For Mason Earle, the tower has deeper significance. This is where he was climbing on the day when, as he puts it, he died.
On May 11, 2018, around 5 P.M., the golden hour of a Yosemite spring evening, Earle and his climbing partner Nik Berry were finishing a productive session together. Earle had sent the crux pitch on a route they’d chosen, called Wet Lycra Nightmare. He was exhausted, but it was the settled-in kind of fatigue that comes from working hard.
They rappelled off the cliff and were starting the walk back to their vehicles when Earle suddenly felt an excruciating pain in his neck, along with the overwhelming sensation that his whole system was crashing. “By the time I reached my van, the only thing I could think was, Something isn’t right,” he recalls. “I remember thinking, This isn’t something that’s going to go away.”
Earle, 29 at the time, was considered one of the best crack climbers in the sport. Sponsored by Eddie Bauer, he’d put up bold first ascents in places like Venezuela and Canada’s Northwest Territories, and he’d completed one of the hardest crack climbs in the world, a 5.14 overhanging finger route called Cobra Crack in Squamish, British Columbia. He’d also appeared with Berry and Alex Honnold in Sender Films’ 2016 production Showdown at Horseshoe Hell, a quasi-documentary in which Earle and Berry comically portray a pair of scrappy underdogs.
Earle treated climbing like a job, but he also found time for other interests.

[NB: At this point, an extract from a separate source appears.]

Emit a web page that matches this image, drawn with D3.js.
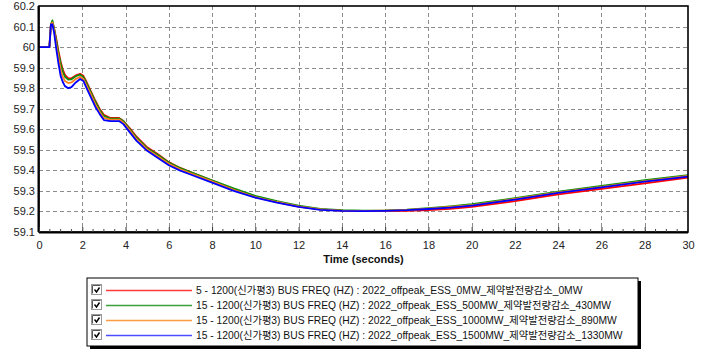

He played guitar, banjo, and lute. He built things, including a decorative steel fire pit and other functional art. Before his mysterious episode in Yosemite, he was planning to get married to his great love, Ally Coconis. They’d met at the national park in their early twenties. She was working for its wildlife-management program—a summer job linked to the career she was considering in wildlife science—while he was living out of his Volvo and climbing. “It was a romantic and carefree beginning,” she says. “We were very young and living our best lives.”
In September 2017, they bought a house together in Salt Lake City, where she worked at the Natural History Museum of Utah while he made regular trips to Moab. Earle was nearly always doing something, even on rest days. He’d work on their house or on art projects. He loved riding bikes and kept a fleet of strange rigs he’d built or modified—including his pride and joy, a bike with a lightweight, propane-powered engine on the back that shot flames. They had good friends and were part of a tight-knit community. There was a lot of lightness in their existence.
But there was something hanging over 2018. Earle had been getting sick a lot that spring. Little colds here and there, then a case of the mumps. He didn’t know it at the time, but that day on the Leaning Tower would be his last as a climber.